Show each line that has the string "Give" in it.
***** MATERIALS PROVIDED *****
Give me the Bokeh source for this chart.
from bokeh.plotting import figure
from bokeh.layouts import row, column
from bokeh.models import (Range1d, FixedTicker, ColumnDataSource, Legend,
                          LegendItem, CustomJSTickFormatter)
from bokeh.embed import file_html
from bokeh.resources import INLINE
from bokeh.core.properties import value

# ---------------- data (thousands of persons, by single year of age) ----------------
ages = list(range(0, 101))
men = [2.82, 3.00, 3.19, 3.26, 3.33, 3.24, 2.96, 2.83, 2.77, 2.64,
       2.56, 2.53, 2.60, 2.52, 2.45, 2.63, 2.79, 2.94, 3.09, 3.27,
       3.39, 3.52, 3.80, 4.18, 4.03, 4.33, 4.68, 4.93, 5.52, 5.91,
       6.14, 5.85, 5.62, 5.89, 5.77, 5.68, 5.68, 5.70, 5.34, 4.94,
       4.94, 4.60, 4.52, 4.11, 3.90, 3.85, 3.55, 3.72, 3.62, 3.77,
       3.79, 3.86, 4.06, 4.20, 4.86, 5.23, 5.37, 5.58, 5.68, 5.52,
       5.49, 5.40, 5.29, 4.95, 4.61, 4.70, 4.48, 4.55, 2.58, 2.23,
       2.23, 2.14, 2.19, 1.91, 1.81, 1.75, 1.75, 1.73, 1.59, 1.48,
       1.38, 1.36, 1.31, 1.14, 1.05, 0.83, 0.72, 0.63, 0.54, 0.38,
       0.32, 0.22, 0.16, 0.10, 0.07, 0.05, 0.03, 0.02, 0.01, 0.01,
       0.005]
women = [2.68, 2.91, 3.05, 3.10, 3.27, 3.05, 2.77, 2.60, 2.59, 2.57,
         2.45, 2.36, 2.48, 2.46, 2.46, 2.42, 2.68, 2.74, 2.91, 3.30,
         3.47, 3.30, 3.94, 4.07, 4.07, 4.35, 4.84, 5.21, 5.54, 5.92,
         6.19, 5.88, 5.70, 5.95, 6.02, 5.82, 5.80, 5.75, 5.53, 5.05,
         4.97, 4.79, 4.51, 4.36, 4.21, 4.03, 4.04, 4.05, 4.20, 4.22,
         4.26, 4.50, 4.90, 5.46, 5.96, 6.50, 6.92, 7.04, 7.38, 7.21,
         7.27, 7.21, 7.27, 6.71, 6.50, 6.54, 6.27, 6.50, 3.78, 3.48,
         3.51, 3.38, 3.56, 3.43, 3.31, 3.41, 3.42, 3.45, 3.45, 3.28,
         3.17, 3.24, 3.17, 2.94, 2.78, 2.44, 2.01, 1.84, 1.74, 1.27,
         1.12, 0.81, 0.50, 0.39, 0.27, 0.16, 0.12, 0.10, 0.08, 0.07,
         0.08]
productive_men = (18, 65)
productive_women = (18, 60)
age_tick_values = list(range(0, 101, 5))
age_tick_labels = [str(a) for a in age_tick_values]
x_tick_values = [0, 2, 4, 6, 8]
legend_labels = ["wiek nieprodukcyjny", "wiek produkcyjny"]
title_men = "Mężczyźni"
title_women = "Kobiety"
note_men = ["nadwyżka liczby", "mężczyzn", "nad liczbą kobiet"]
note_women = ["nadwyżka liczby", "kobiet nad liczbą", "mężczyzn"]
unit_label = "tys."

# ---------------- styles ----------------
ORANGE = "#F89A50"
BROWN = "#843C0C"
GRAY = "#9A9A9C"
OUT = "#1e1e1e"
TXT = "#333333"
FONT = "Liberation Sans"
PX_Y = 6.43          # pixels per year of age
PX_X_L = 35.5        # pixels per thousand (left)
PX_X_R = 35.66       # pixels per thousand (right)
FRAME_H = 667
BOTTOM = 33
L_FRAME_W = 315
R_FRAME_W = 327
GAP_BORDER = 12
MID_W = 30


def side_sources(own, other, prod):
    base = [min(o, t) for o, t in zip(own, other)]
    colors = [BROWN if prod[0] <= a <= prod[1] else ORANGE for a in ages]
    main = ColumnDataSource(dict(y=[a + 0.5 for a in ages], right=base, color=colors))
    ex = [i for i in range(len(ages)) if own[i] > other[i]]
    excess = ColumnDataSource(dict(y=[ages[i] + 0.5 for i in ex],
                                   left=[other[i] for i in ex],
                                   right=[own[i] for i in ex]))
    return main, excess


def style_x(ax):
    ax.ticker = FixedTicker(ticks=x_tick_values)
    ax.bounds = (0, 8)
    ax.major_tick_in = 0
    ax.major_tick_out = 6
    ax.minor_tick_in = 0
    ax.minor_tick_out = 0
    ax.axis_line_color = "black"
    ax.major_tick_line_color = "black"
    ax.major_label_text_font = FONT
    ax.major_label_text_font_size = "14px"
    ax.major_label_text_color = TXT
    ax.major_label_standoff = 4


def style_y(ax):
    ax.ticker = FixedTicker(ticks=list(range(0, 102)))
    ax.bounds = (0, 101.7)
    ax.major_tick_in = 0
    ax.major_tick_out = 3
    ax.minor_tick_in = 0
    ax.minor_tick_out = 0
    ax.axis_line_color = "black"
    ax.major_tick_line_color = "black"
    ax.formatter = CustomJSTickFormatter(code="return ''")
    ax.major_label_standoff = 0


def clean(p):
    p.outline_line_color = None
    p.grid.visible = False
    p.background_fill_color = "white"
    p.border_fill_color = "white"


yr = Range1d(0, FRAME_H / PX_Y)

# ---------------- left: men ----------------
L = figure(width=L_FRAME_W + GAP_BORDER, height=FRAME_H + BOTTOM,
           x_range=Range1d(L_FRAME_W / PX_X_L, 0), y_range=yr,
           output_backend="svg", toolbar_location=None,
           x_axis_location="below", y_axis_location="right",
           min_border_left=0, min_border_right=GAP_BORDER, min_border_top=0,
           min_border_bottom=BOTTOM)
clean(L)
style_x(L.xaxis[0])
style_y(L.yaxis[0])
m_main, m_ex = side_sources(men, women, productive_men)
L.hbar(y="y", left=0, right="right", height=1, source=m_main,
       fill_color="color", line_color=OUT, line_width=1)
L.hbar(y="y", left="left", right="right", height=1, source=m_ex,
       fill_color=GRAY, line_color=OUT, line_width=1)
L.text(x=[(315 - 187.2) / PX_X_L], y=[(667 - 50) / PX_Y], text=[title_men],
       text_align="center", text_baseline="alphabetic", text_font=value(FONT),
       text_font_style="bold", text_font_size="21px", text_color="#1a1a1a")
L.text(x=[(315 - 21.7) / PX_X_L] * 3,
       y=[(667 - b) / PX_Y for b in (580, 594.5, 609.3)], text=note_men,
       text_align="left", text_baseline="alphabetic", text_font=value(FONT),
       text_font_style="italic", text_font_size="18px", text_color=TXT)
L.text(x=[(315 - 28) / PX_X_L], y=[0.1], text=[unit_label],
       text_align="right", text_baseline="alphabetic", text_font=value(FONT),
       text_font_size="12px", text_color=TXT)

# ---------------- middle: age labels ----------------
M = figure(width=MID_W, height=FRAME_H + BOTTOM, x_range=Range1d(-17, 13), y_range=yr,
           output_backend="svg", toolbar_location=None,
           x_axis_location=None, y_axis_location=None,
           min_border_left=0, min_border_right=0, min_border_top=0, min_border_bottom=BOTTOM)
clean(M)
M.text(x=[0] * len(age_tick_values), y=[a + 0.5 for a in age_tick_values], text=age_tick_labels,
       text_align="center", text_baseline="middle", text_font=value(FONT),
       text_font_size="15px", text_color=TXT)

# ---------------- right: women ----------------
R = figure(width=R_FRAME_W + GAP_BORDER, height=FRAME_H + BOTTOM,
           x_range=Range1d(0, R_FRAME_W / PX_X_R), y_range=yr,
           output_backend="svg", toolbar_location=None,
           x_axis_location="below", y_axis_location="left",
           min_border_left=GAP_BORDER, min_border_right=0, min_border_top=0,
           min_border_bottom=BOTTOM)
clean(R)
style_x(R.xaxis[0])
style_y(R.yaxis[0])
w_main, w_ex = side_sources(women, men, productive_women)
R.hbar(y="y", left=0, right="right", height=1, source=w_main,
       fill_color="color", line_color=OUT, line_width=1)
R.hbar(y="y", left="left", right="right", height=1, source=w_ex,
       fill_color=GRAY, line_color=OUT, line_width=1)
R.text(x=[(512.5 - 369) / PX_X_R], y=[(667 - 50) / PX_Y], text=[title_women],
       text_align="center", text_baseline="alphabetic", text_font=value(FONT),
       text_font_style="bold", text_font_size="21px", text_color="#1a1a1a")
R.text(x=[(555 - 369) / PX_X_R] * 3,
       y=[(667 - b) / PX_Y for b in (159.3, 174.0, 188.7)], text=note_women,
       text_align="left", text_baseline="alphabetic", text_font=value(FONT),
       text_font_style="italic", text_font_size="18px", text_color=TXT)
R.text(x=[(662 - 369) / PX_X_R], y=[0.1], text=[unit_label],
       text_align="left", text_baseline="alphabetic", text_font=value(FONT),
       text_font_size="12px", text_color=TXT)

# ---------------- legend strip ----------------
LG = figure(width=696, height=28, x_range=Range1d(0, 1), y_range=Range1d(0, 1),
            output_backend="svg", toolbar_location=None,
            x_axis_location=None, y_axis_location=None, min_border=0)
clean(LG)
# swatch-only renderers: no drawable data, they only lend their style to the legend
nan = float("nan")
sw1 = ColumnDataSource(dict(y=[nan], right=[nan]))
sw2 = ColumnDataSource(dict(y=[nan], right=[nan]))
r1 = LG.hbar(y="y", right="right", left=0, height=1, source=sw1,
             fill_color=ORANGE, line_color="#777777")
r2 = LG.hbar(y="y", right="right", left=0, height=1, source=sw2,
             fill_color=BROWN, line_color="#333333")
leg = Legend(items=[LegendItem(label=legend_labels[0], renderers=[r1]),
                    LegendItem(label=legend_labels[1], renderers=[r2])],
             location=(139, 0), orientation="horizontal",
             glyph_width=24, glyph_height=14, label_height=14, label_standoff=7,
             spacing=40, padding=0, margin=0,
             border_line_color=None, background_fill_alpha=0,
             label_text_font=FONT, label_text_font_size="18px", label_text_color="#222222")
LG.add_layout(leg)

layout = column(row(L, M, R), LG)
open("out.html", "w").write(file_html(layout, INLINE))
*****
***** MATERIALS PROVIDED *****
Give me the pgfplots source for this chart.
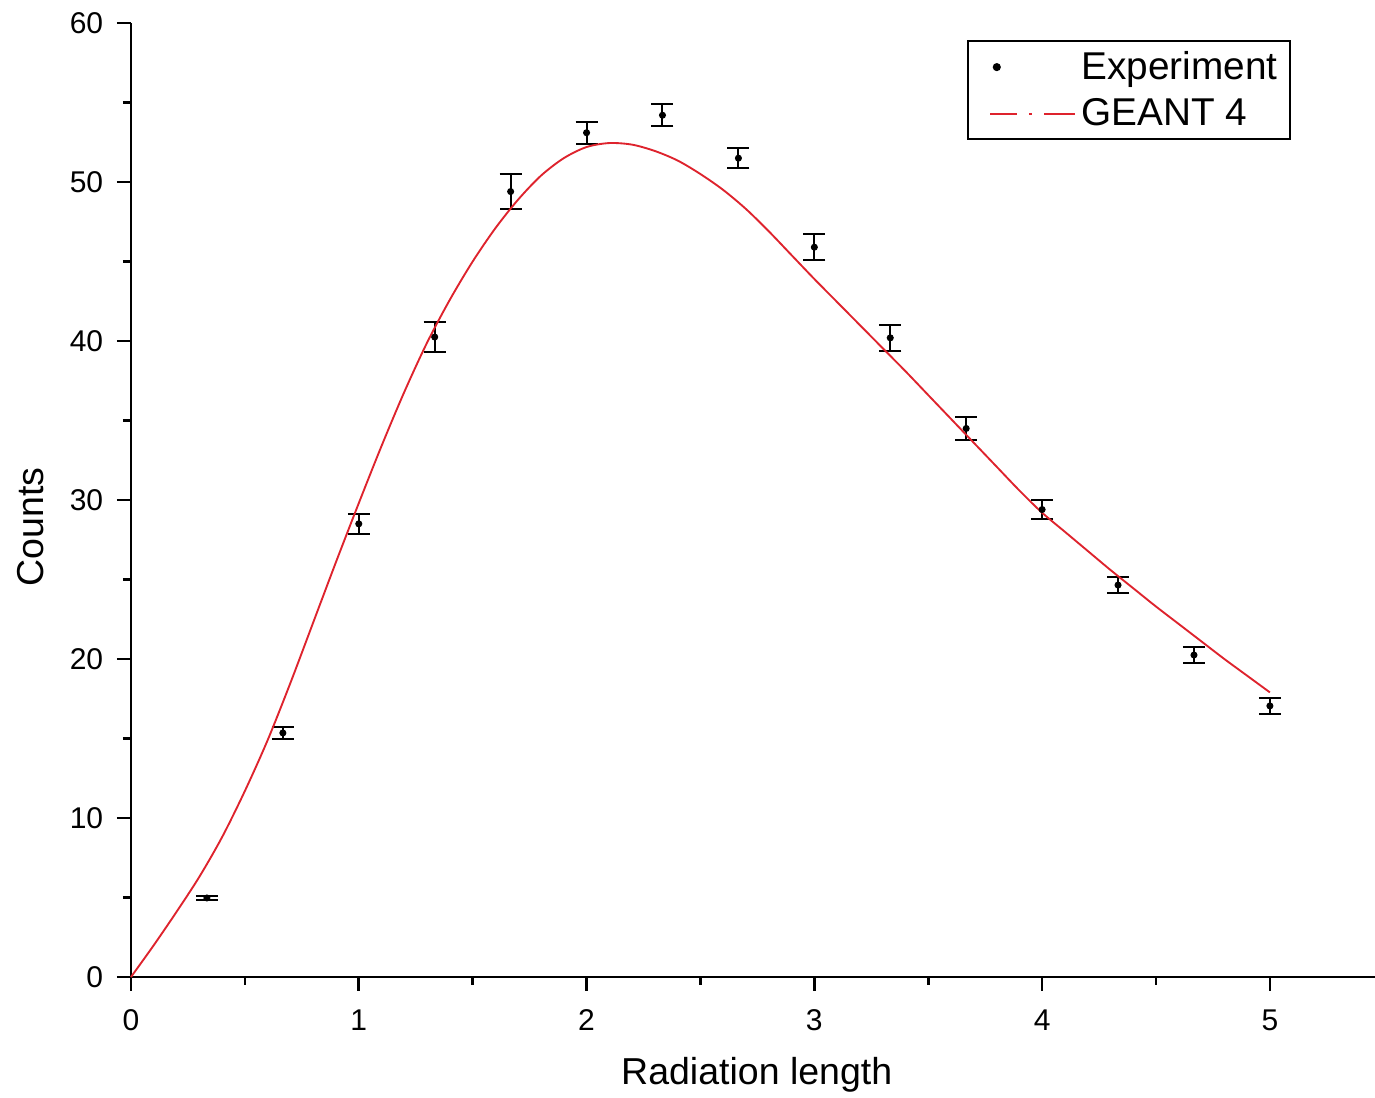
*****
- ANSWER TO THIS TASK:
Give me the Bokeh source for this chart.
Give me the pgfplots source for this chart.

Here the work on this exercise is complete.